Multiple Window Clauses in Hive Queries
Recently, I had to write a Hive query that contains multiple window functions. As the number of windows grew, the query became an unreadable mess.
It started like this —
-- Query 1
SELECT AVG(a) OVER (PARTITION BY b, c ORDER BY d ROWS BETWEEN UNBOUNDED PRECEDING AND CURRENT ROW) AS s1,
MAX(a) OVER (PARTITION BY b, C ORDER BY d ROWS BETWEEN UNBOUNDED PRECEDING AND CURRENT ROW) AS s2,
AVG(a) OVER (PARTITION BY x, y ORDER BY z) AS t1,
MAX(a) OVER (PARTITION BY x, y ORDER BY z) AS t2
FROM table_name
The problem was that several windows repeated in the query, so I thought there must be a way to remove such redundancy.
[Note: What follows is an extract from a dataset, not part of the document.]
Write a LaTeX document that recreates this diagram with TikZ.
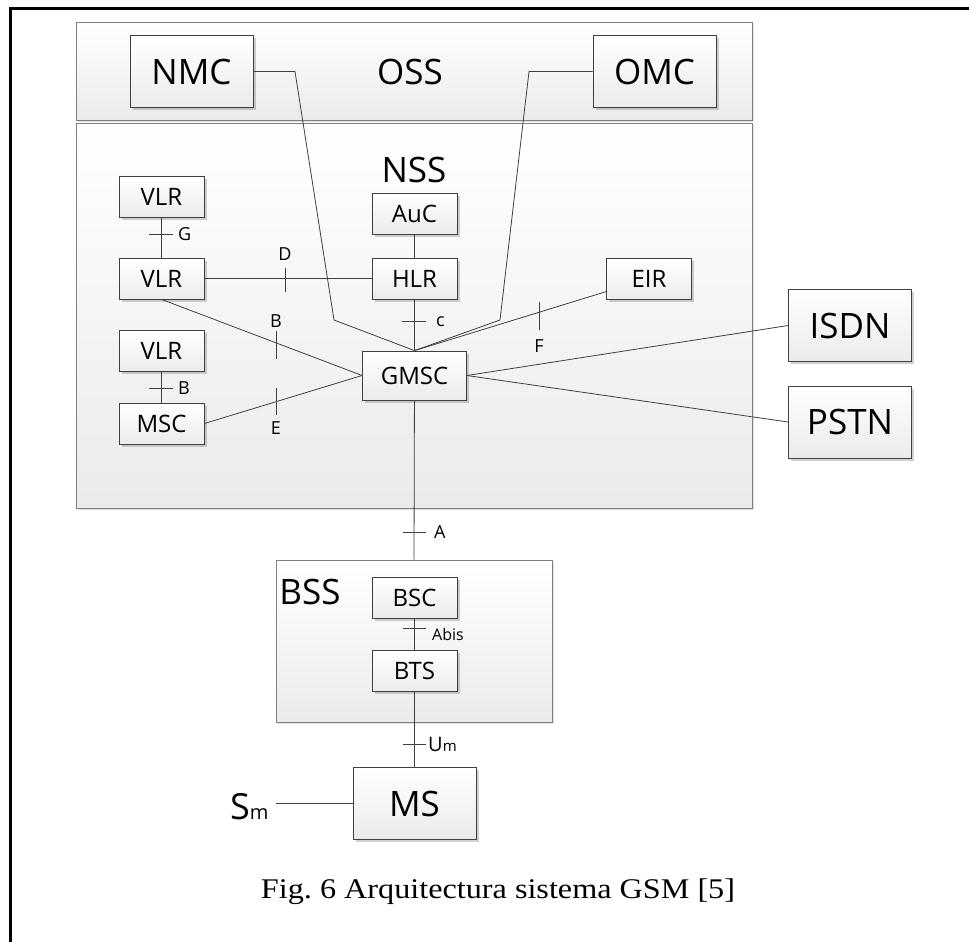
\documentclass[tikz,border=0pt]{standalone}
\usepackage{fontspec}
\setmainfont{Liberation Serif}
\newfontfamily\diafont{Open Sans}
\usepackage{tikz}
\usetikzlibrary{shadows,calc}

\begin{document}
\begin{tikzpicture}[
    x=1pt, y=-1pt,
    % small network elements (VLR, HLR, ...)
    unit/.style={draw=black!75, line width=0.8pt, top color=white, bottom color=black!8,
      drop shadow={shadow xshift=2.5pt, shadow yshift=-2.5pt, fill=black, opacity=0.18},
      minimum width=85pt, minimum height=41pt, inner sep=0pt,
      font=\diafont\fontsize{24}{28}\selectfont},
    % large boxes (NMC, ISDN, MS, ...)
    bigunit/.style={unit, minimum width=123pt, minimum height=72pt,
      font=\diafont\fontsize{35}{40}\selectfont},
    % subsystem frames (OSS, NSS, BSS)
    subsys/.style={draw=black!50, line width=1pt, top color=white, bottom color=black!8,
      drop shadow={shadow xshift=2pt, shadow yshift=-2pt, fill=black, opacity=0.12},
      inner sep=0pt},
    title/.style={font=\diafont\fontsize{35}{40}\selectfont, inner sep=0pt},
    link/.style={draw=black!75, line width=0.8pt},
    tickmark/.style={draw=black!75, line width=0.8pt},
    iface/.style={font=\diafont\fontsize{18}{22}\selectfont, inner sep=0pt},
  ]
  \useasboundingbox (0,0) rectangle (969,942);
  \clip (0,0) rectangle (969,942);
  \fill[white] (0,0) rectangle (969,942);
  % page frame, runs off to the right and bottom
  \draw[line width=3pt] (10,960) -- (10,9) -- (990,9);

  % subsystems
  \node[subsys, minimum width=676pt, minimum height=97pt] (oss) at (414,71.5) {};
  \node[subsys, minimum width=676pt, minimum height=385pt] (nss) at (414,315.5) {};
  \node[subsys, minimum width=276pt, minimum height=162pt] (bss) at (414,641) {};
  \node[title] (osslabel) at (410,71.5) {OSS};
  \node[title] (nsslabel) at (414,169.5) {NSS};
  \node[title] (bsslabel) at (310,592) {BSS};

  % OSS
  \node[bigunit] (nmc) at (191.5,71.5) {NMC};
  \node[bigunit] (omc) at (654.5,71.5) {OMC};

  % NSS
  \node[unit] (vlrA) at (161.5,197) {VLR};
  \node[unit] (vlrB) at (161.5,278.5) {VLR};
  \node[unit] (vlrC) at (161.5,351) {VLR};
  \node[unit] (msc) at (161.5,423.5) {MSC};
  \node[unit] (auc) at (414.5,213.5) {AuC};
  \node[unit] (hlr) at (414.5,278.5) {HLR};
  \node[unit] (eir) at (649,278.5) {EIR};
  \node[unit, minimum width=104pt, minimum height=49pt] (gmsc) at (414.5,375.5) {GMSC};
  \node[bigunit] (isdn) at (850,325.5) {ISDN};
  \node[bigunit] (pstn) at (850,422) {PSTN};

  % BSS and MS
  \node[unit] (bsc) at (414.5,597.5) {BSC};
  \node[unit] (bts) at (414.5,670.5) {BTS};
  \node[bigunit] (ms) at (414.5,803.5) {MS};

  % bends of the OSS links
  \coordinate (nmcA) at (295,71.5);
  \coordinate (nmcB) at (334,320);
  \coordinate (omcA) at (529,71.5);
  \coordinate (omcB) at (500,320);
  \coordinate (smend) at (276,803.5);

  % connectors
  \draw[link] (vlrA) -- (vlrB);
  \draw[link] (vlrB) -- (hlr);
  \draw[link] (vlrB.south) -- (gmsc.west);
  \draw[link] (vlrC) -- (msc);
  \draw[link] (msc.east) -- (gmsc.west);
  \draw[link] (auc) -- (hlr);
  \draw[link] (hlr) -- (gmsc);
  \draw[link] (nmc.east) -- (nmcA) -- (nmcB) -- (gmsc.north);
  \draw[link] (omc.west) -- (omcA) -- (omcB) -- (gmsc.north);
  \draw[link] (eir.197) -- (gmsc.north);
  \draw[link] (gmsc.east) -- (isdn.west);
  \draw[link] (gmsc.east) -- (pstn.west);
  \draw[link] (gmsc) -- (bss.north);
  \draw[link] (bsc) -- (bts);
  \draw[link] (bts) -- (ms);
  \draw[link] (smend) -- (ms.west);

  % interface marks
  \draw[tickmark] (149,234) -- (173,234);
  \draw[tickmark] (285,268) -- (285,292);
  \draw[tickmark] (276,331) -- (276,359);
  \draw[tickmark] (149,388) -- (173,388);
  \draw[tickmark] (276,388) -- (276,415);
  \draw[tickmark] (402,321) -- (426,321);
  \draw[tickmark] (539,302) -- (539,330);
  \draw[tickmark] (403,532) -- (426,532);
  \draw[tickmark] (403,628) -- (426,628);
  \draw[tickmark] (403,744) -- (426,744);

  % interface names
  \node[iface, anchor=west] (ifG) at (178,234) {G};
  \node[iface] (ifD) at (285,254) {D};
  \node[iface] (ifBa) at (276,321) {B};
  \node[iface, anchor=west] (ifBb) at (178,388) {B};
  \node[iface] (ifE) at (276,428) {E};
  \node[iface, anchor=west] (ifC) at (436,322) {c};
  \node[iface] (ifF) at (539,346) {F};
  \node[iface, anchor=west] (ifA) at (434,532) {A};
  \node[iface, anchor=west, font=\diafont\fontsize{16}{20}\selectfont] (ifAbis) at (432,634) {Abis};
  \node[iface, anchor=west] (ifUm) at (428,744)
    {\fontsize{20}{24}\selectfont U\fontsize{15}{18}\selectfont m};
  \node[anchor=base west, inner sep=0pt, font=\diafont] (sm) at (230,819)
    {\fontsize{36}{40}\selectfont S\fontsize{20}{24}\selectfont m};

  % caption
  \node[anchor=base, inner sep=0pt, font=\fontsize{28.5}{32}\selectfont] (caption) at (498,898)
    {\scalebox{1.13}[1]{Fig.\ 6 Arquitectura sistema GSM [5]}};
\end{tikzpicture}
\end{document}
I found that Hive supports window clause, but for several weeks I couldn’t figure out how to define multiple window clauses in the same query. It turned out, like many programming headaches, that the comma was messing with me — you only need to know where to put it.
-- Query 2
SELECT AVG(a) OVER w1 AS s1,
MAX(a) OVER w1 AS s2,
AVG(a) OVER w2 AS t1,
MAX(a) OVER w2 AS t2
FROM table_name
WINDOW w1 AS (PARTITION BY b, c ORDER BY d ROWS BETWEEN UNBOUNDED PRECEDING AND CURRENT ROW),
w2 AS (PARTITION BY x, y ORDER BY z)
Is there any performance gain? No, in my use case, Query 1 and 2 generated the same execution plan in Hive for me. I have not tested, however, on window functions in a real RDBMS. Please let me know if you know the answer!